RED FLAG-Alaska affords airmen experience of a lifetime
By 354th Fighter Wing Public Affairs, 354th Fighter Wing Public Affairs
/ Published June 23, 2017
EIELSON AIR FORCE BASE, Alas. -- The Alaskan summer sky dims only slightly as Airmen and aircraft from a myriad of countries pack up their gear, preparing to depart for their respective homes.
Approximately 1,500 personnel and more than 100 aircraft from the United States, Japan, Republic of Korea, Denmark, Thailand and other nations participated in more than 300 flight hours of challenging training during RED FLAG-Alaska 17-2.
“We flew a lot,” said Capt. Brian Farmer, Delta-Flight Commander of the 25th Fighter Squadron and A-10 pilot. “Just being able to integrate with a large force exercise and seeing the integration execution between escorting, suppression of enemy air-defenses, airlifts and everything else coming together was a great experience.”
RF-A is a Pacific Air Forces-directed field training exercise for U.S. and international forces flying under simulated air combat conditions. It is conducted on the Joint Pacific Alaska Range Complex with air operations flown primarily out of Eielson Air Force Base and Joint Base Elmendorf-Richardson, Alaska.
Maj. Ito Kei, a pilot in the Japanese Air Self-Defense Force, found value in the expansive training range. “The training areas in Alaska are really huge, so we can fly with fewer restrictions compared to Japan. And in the areas, there are assets such as ground to air missiles and bombing ranges. So under this environment, we can train ourselves more practically.”
“The size and scope of the airspace, combined with fewer restrictions, allows pilots to realistically employ their aircraft and execute tactics as they would in war,” said Maj. Zach Fennell, a 353rd Combat Training Squadron range division assistant director of operations. “These things are what separates RED FLAG-Alaska from other exercises.”
The expansive training range allows for a full-scale integration of all multinational forces in attendance.
“One of the big lessons we get out of Red Flag is learning how to integrate with other assets, so when you go into a combat scenario it’s not the first time you’ve worked with that country, service or airframe,” said U.S. Air Force Maj. Randey Kinsey, a 353rd CTS range division assistant director of operations. “It gives you a better idea of what the capabilities of their personnel and their equipment.”
Capt. Jun-Mo Yang, a KF-16 pilot in the Republic of Korea Air Force, echoed this sentiment. “The exercise is important in the sense that we get to experience beforehand scenarios that are similar to ones that we will face during wartime. Additionally, the ROKAF and USAF pilots build friendships and trust that will be most critical in executing future combined operations.”
The exercise, while beneficial for aircrew members of many nations, also had benefits for the flightline personnel of all the participating countries. Senior Airman Eric Florez-Meza, an F-16 avionics technician for the 36th Aircraft Maintenance Squadron, said he had the experience of his professional lifetime.
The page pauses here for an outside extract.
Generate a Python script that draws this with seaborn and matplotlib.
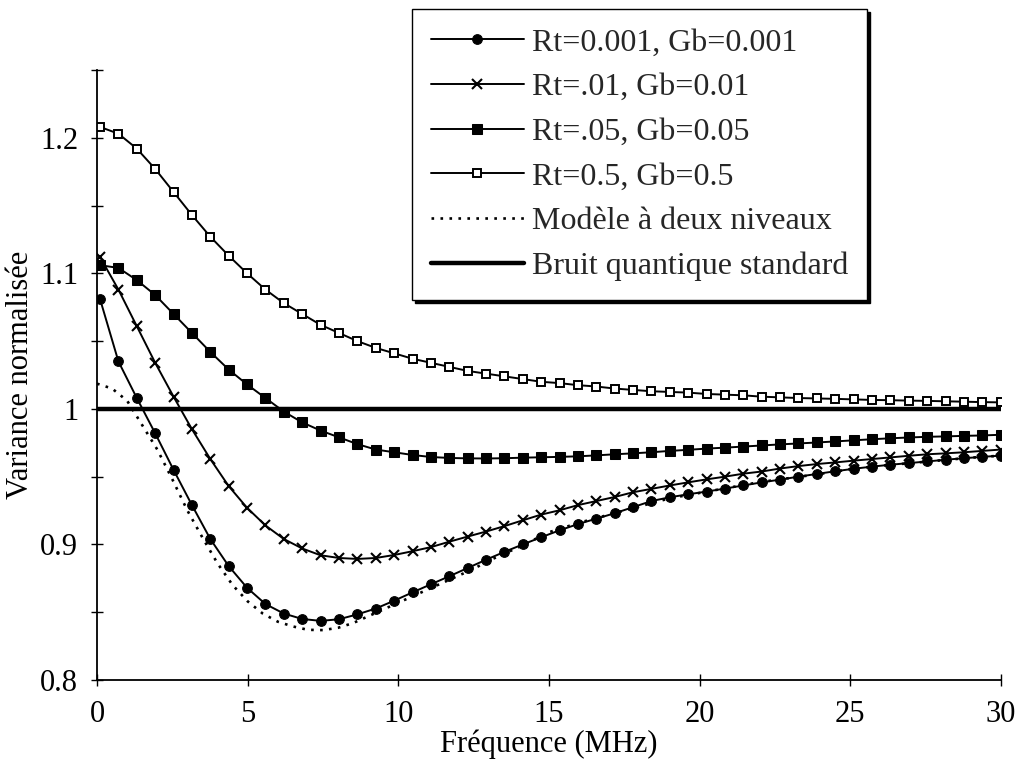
import numpy as np
import pandas as pd
import seaborn as sns
import matplotlib.pyplot as plt
from matplotlib.ticker import MultipleLocator

# frequency grid of the simulated curves (MHz)
freq = [0.1, 0.71, 1.32, 1.93, 2.54, 3.15, 3.76, 4.37, 4.98, 5.59,
        6.2, 6.81, 7.42, 8.03, 8.64, 9.25, 9.86, 10.47, 11.08, 11.69,
        12.3, 12.91, 13.52, 14.13, 14.74, 15.35, 15.96, 16.57, 17.18, 17.79,
        18.4, 19.01, 19.62, 20.23, 20.84, 21.45, 22.06, 22.67, 23.28, 23.89,
        24.5, 25.11, 25.72, 26.33, 26.94, 27.55, 28.16, 28.77, 29.38, 29.99]

var_rt0001 = [1.081, 1.035, 1.008, 0.982, 0.955, 0.929, 0.904, 0.884, 0.868, 0.856,
              0.849, 0.845, 0.8436, 0.8448, 0.8484, 0.8527, 0.8585, 0.8646, 0.8706, 0.8765,
              0.8826, 0.8887, 0.8945, 0.900, 0.9053, 0.9104, 0.915, 0.919, 0.923, 0.9275,
              0.932, 0.9348, 0.937, 0.939, 0.9412, 0.9435, 0.9458, 0.9478, 0.950, 0.952,
              0.954, 0.9558, 0.9574, 0.9588, 0.960, 0.9612, 0.9625, 0.9636, 0.9646, 0.9655]

var_rt001 = [1.112, 1.088, 1.061, 1.034, 1.009, 0.985, 0.963, 0.943, 0.927, 0.914,
             0.904, 0.897, 0.892, 0.890, 0.8893, 0.890, 0.8922, 0.895, 0.898, 0.902,
             0.9058, 0.9095, 0.9135, 0.9178, 0.922, 0.9252, 0.929, 0.932, 0.935, 0.9385,
             0.941, 0.9435, 0.9458, 0.948, 0.950, 0.9522, 0.9538, 0.956, 0.9578, 0.9593,
             0.9605, 0.9618, 0.963, 0.9642, 0.9654, 0.9665, 0.9672, 0.968, 0.969, 0.970]

var_rt005 = [1.106, 1.104, 1.095, 1.084, 1.070, 1.056, 1.042, 1.029, 1.018, 1.008,
             0.998, 0.990, 0.984, 0.979, 0.974, 0.970, 0.968, 0.966, 0.9645, 0.9638,
             0.9635, 0.9634, 0.9636, 0.964, 0.9643, 0.9646, 0.965, 0.9657, 0.9665, 0.9672,
             0.968, 0.969, 0.9698, 0.9707, 0.9714, 0.9722, 0.973, 0.9738, 0.9745, 0.9752,
             0.976, 0.9768, 0.9776, 0.9783, 0.9789, 0.9794, 0.9797, 0.9801, 0.9804, 0.9809]

var_rt05 = [1.208, 1.203, 1.192, 1.177, 1.160, 1.143, 1.127, 1.113, 1.100, 1.088,
            1.078, 1.070, 1.062, 1.056, 1.050, 1.045, 1.041, 1.037, 1.034, 1.031,
            1.028, 1.026, 1.024, 1.022, 1.020, 1.019, 1.0175, 1.0165, 1.015, 1.014,
            1.013, 1.0125, 1.012, 1.011, 1.0105, 1.010, 1.009, 1.0085, 1.008, 1.0077,
            1.0074, 1.007, 1.0066, 1.0064, 1.0061, 1.0059, 1.0056, 1.0053, 1.005, 1.0048]

# two-level model (dotted curve)
freq_model = [0, 0.5, 1.0, 1.5, 2.0, 2.5, 3.0, 3.5, 4.0, 4.5, 5.0, 5.5, 6.0, 6.5, 7.0,
              7.5, 8.0, 8.5, 9.0, 9.5, 10.0, 10.5, 11.0, 11.5, 12.0, 12.5, 13.0, 13.5,
              14.0, 15, 16, 17, 18, 19, 20, 21, 22, 23, 24, 25, 26, 27, 28, 29, 30]
var_model = [1.0186, 1.015, 1.006, 0.988, 0.970, 0.948, 0.925, 0.905, 0.886, 0.870,
             0.858, 0.849, 0.843, 0.8395, 0.837, 0.8368, 0.8385, 0.842, 0.847, 0.852,
             0.857, 0.862, 0.867, 0.872, 0.877, 0.882, 0.888, 0.893, 0.898, 0.909,
             0.916, 0.922, 0.928, 0.934, 0.938, 0.942, 0.946, 0.949, 0.952, 0.9555,
             0.958, 0.960, 0.962, 0.964, 0.9655]

# standard quantum noise
freq_sqn = [0, 30]
var_sqn = [1.0, 1.0]

labels = ["Rt=0.001, Gb=0.001", "Rt=.01, Gb=0.01", "Rt=.05, Gb=0.05",
          "Rt=0.5, Gb=0.5", "Modèle à deux niveaux", "Bruit quantique standard"]

sns.set_theme(style="ticks")
plt.rcParams['font.family'] = ['Liberation Serif', 'DejaVu Serif']
plt.rcParams['font.size'] = 22

fig = plt.figure(figsize=(10.16, 7.66), dpi=100)
ax = fig.add_axes([0.0955, 0.1123, 0.8897, 0.7963])

df = pd.DataFrame({"freq": freq, "a": var_rt0001, "b": var_rt001,
                   "c": var_rt005, "d": var_rt05})

sns.lineplot(data=df, x="freq", y="a", ax=ax, color="black", lw=1.4,
             marker="o", ms=7, mec="black", mfc="black", label=labels[0])
sns.lineplot(data=df, x="freq", y="b", ax=ax, color="black", lw=1.4,
             marker="x", ms=6.5, mew=1.5, mec="black", label=labels[1])
sns.lineplot(data=df, x="freq", y="c", ax=ax, color="black", lw=1.4,
             marker="s", ms=6.5, mec="black", mfc="black", label=labels[2])
sns.lineplot(data=df, x="freq", y="d", ax=ax, color="black", lw=1.4,
             marker="s", ms=6.3, mew=1.4, mec="black", mfc="white", label=labels[3])
sns.lineplot(x=freq_model, y=var_model, ax=ax, color="black", lw=1.9,
             label=labels[4]).lines[-1].set_dashes((1, 2.4))
sns.lineplot(x=freq_sqn, y=var_sqn, ax=ax, color="black", lw=3.2, label=labels[5])

ax.set_xlim(0, 30)
ax.set_ylim(0.8, 1.25)
ax.xaxis.set_major_locator(MultipleLocator(5))
ax.yaxis.set_major_locator(MultipleLocator(0.1))
ax.yaxis.set_minor_locator(MultipleLocator(0.05))
ax.yaxis.set_major_formatter(plt.FuncFormatter(lambda v, p: f"{v:g}"))
ax.tick_params(axis="both", which="both", direction="inout", length=9, width=1,
               color="black", labelsize=22, labelcolor="black")
ax.tick_params(axis="y", pad=9)
ax.tick_params(axis="x", pad=10)

sns.despine(ax=ax)
for s in ["left", "bottom"]:
    ax.spines[s].set_color("black")
    ax.spines[s].set_linewidth(1.3)

ax.set_xlabel("Fréquence (MHz)", fontsize=22, color="black", labelpad=0)
ax.set_ylabel("Variance normalisée", fontsize=22, color="black", labelpad=4)

handles, _ = ax.get_legend_handles_labels()
leg = ax.legend(handles, labels, loc="upper left",
                bbox_to_anchor=(412 / 1016, 1 - 9 / 766), bbox_transform=fig.transFigure,
                borderaxespad=0, fancybox=False, frameon=True, edgecolor="black",
                framealpha=1, shadow={"color": "black", "alpha": 1},
                handlelength=2.9, handletextpad=0.25, labelspacing=0.48,
                borderpad=0.6, fontsize=23)
leg.get_frame().set_linewidth(1.0)

fig.savefig("out.png", dpi=100, facecolor="white")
“Not only did I learn new things, but I also got to participate in debriefings and directly interact with the pilots,” Florez-Meza said. “It gave me better insight in what they do. It was an amazing experience.”
Overall, the participants enjoyed RF-A, and they thanked their Alaskan hosts for the opportunity.
“Setting everything up and putting everything together with the amount of units Eielson and Joint Base Elemendorf-Richardson accommodated for, I would say both bases did a really good job with this exercise,” Farmer concluded.